Oyster Masala Thali ( Goan Style)
A day later when we were at the Malvan beach and slightly disappointed as the boat services to the magnificent Sindhu Durg we could see in the distance were closed due to the rainy season, we came across this restaurant called ‘ Only Fish’ and walked right in. We asked what varieties of fish were available and were told that not everything on the menu would be available as fishing was closed due to the rains and would resume in the first week of September. The chef recommended Oyster Masala Thali and Crab Thali. The Oyster Masala Thali, was in this case prepared differently, it was lighter in colour and spicier. The chef told us that it was cooked in coconut gravy and they used a special Goanese masala which was predominantly made of turmeric, red chillies, jeera and black pepper and it is this masala that makes it different from the Malvan style of cooking. We were told that many foreigners asked it to be boiled with little spices, and that might not be a bad idea, as I found that the spicy gravy was somewhat overwhelming the taste of the oysters. Again, this went well with the chapatis.
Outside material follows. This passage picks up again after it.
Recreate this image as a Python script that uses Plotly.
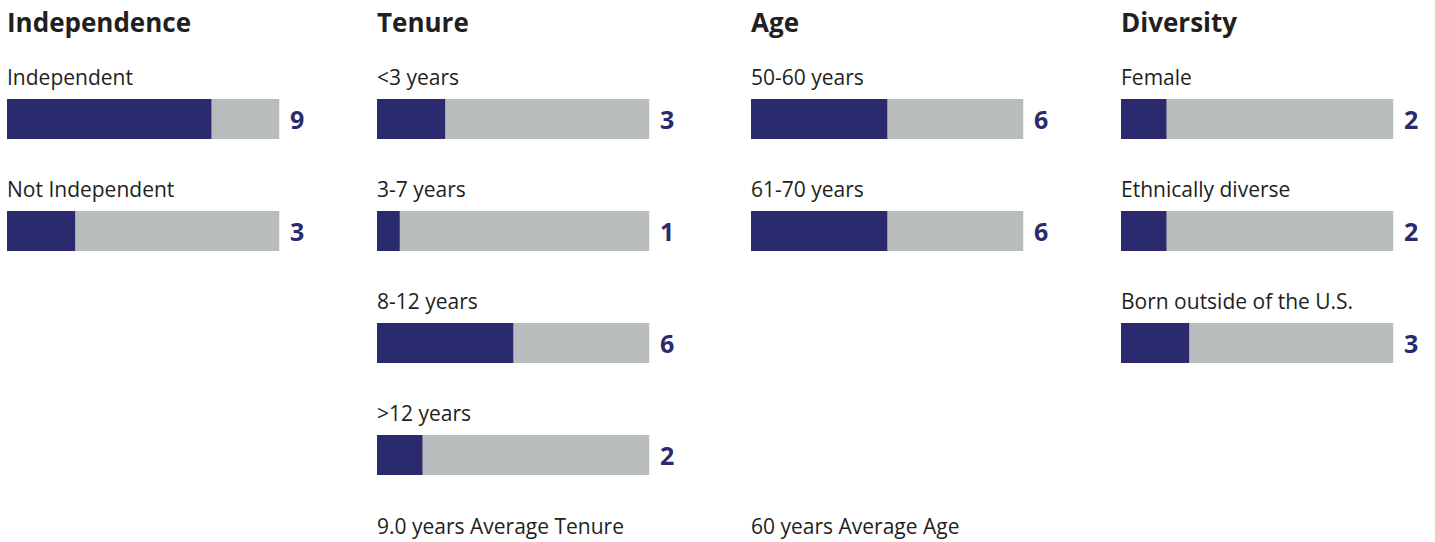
import plotly.graph_objects as go

# ---- data ----
group_titles = ["Independence", "Tenure", "Age", "Diversity"]
independence_labels = ["Independent", "Not Independent"]
independence_values = [9, 3]
tenure_labels = ["&lt;3 years", "3-7 years", "8-12 years", "&gt;12 years"]
tenure_values = [3, 1, 6, 2]
age_labels = ["50-60 years", "61-70 years"]
age_values = [6, 6]
diversity_labels = ["Female", "Ethnically diverse", "Born outside of the U.S."]
diversity_values = [2, 2, 3]
board_total = 12
footers = ["", "9.0 years Average Tenure", "60 years Average Age", ""]

groups = [
    (independence_labels, independence_values),
    (tenure_labels, tenure_values),
    (age_labels, age_values),
    (diversity_labels, diversity_values),
]

# ---- style ----
W, H = 1435, 542
NAVY = "#2B2A6E"
GRAY = "#B9BCBD"
TEXT = "#231F20"
FONT = "Open Sans"
col_left = [7, 377, 751, 1121]
bar_w_px = 272.5
row0_px, row_step_px, bar_h_px = 119, 112, 40

y_top = (0 - row0_px) / row_step_px
y_bot = (H - row0_px) / row_step_px
bar_width = bar_h_px / row_step_px

fig = go.Figure()
annotations = []
layout_axes = {}

for i, ((labels, values), title, footer) in enumerate(zip(groups, group_titles, footers)):
    n = i + 1
    xa = "x" if n == 1 else f"x{n}"
    ya = "y" if n == 1 else f"y{n}"
    idx = list(range(len(values)))
    fig.add_trace(go.Bar(
        x=[board_total] * len(values), y=idx, orientation="h",
        marker=dict(color=GRAY, line=dict(width=0)), width=bar_width,
        xaxis=xa, yaxis=ya, showlegend=False, hoverinfo="skip"))
    fig.add_trace(go.Bar(
        x=values, y=idx, orientation="h",
        marker=dict(color=NAVY, line=dict(width=0)), width=bar_width,
        xaxis=xa, yaxis=ya, showlegend=False,
        hovertemplate="%{x}<extra></extra>"))

    x0 = col_left[i] / W
    x1 = (col_left[i] + bar_w_px) / W
    layout_axes["xaxis" if n == 1 else f"xaxis{n}"] = dict(
        domain=[x0, x1], range=[0, board_total], visible=False,
        anchor=ya, fixedrange=True)
    layout_axes["yaxis" if n == 1 else f"yaxis{n}"] = dict(
        domain=[0, 1], range=[y_bot, y_top], visible=False,
        anchor=xa, fixedrange=True)

    # title
    annotations.append(dict(
        text=f"<b>{title}</b>", xref="paper", yref="paper",
        x=x0, y=1 - 22 / H, xanchor="left", yanchor="middle",
        showarrow=False, font=dict(family=FONT, size=26, color=TEXT), xshift=-2))
    for j, (lab, val) in enumerate(zip(labels, values)):
        annotations.append(dict(
            text=lab, xref=xa, yref=ya, x=0, y=j, yshift=42, xshift=-2,
            xanchor="left", yanchor="middle", showarrow=False,
            font=dict(family=FONT, size=21, color=TEXT)))
        annotations.append(dict(
            text=f"<b>{val}</b>", xref=xa, yref=ya, x=board_total, y=j,
            xshift=8, xanchor="left", yanchor="middle", showarrow=False,
            font=dict(family=FONT, size=25, color=NAVY)))
    if footer:
        annotations.append(dict(
            text=footer, xref="paper", yref="paper", x=x0, y=1 - 526 / H,
            xanchor="left", yanchor="middle", showarrow=False, xshift=-2,
            font=dict(family=FONT, size=21, color=TEXT)))

fig.update_layout(
    width=W, height=H, margin=dict(l=0, r=0, t=0, b=0),
    paper_bgcolor="white", plot_bgcolor="white",
    barmode="overlay", annotations=annotations, **layout_axes)

fig.write_html(
    "out.html",
    config={"displayModeBar": False},
    post_script="document.body.style.margin='0';document.body.style.overflow='hidden';",
)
Crab Masala Thali (Goan Style)
Having tried other fishes, we decided to order a crab Thali too. There were two options of mud crabs and swimming crabs, depending on where they are found and we ordered the latter. The crab was juicy and succulent in spicy gravy, though we felt that the spices could have been more evenly spread. It came along with rice, chapati, salad and fish gravy plus a bowl of fish curry that had small shrimps and other fish, that also came with the Oyster Thali. The best part of a crab meal is slowly breaking down the claws and tasting the fresh, soft and delicate meat inside. As usual with any crab meal, it took a while to break open the crab and by the time we were done with lunch we were not only full but also tired!
Our trip had to be cut short and ended a few days before schedule. But the fish fest we had will stay with us for a very long time!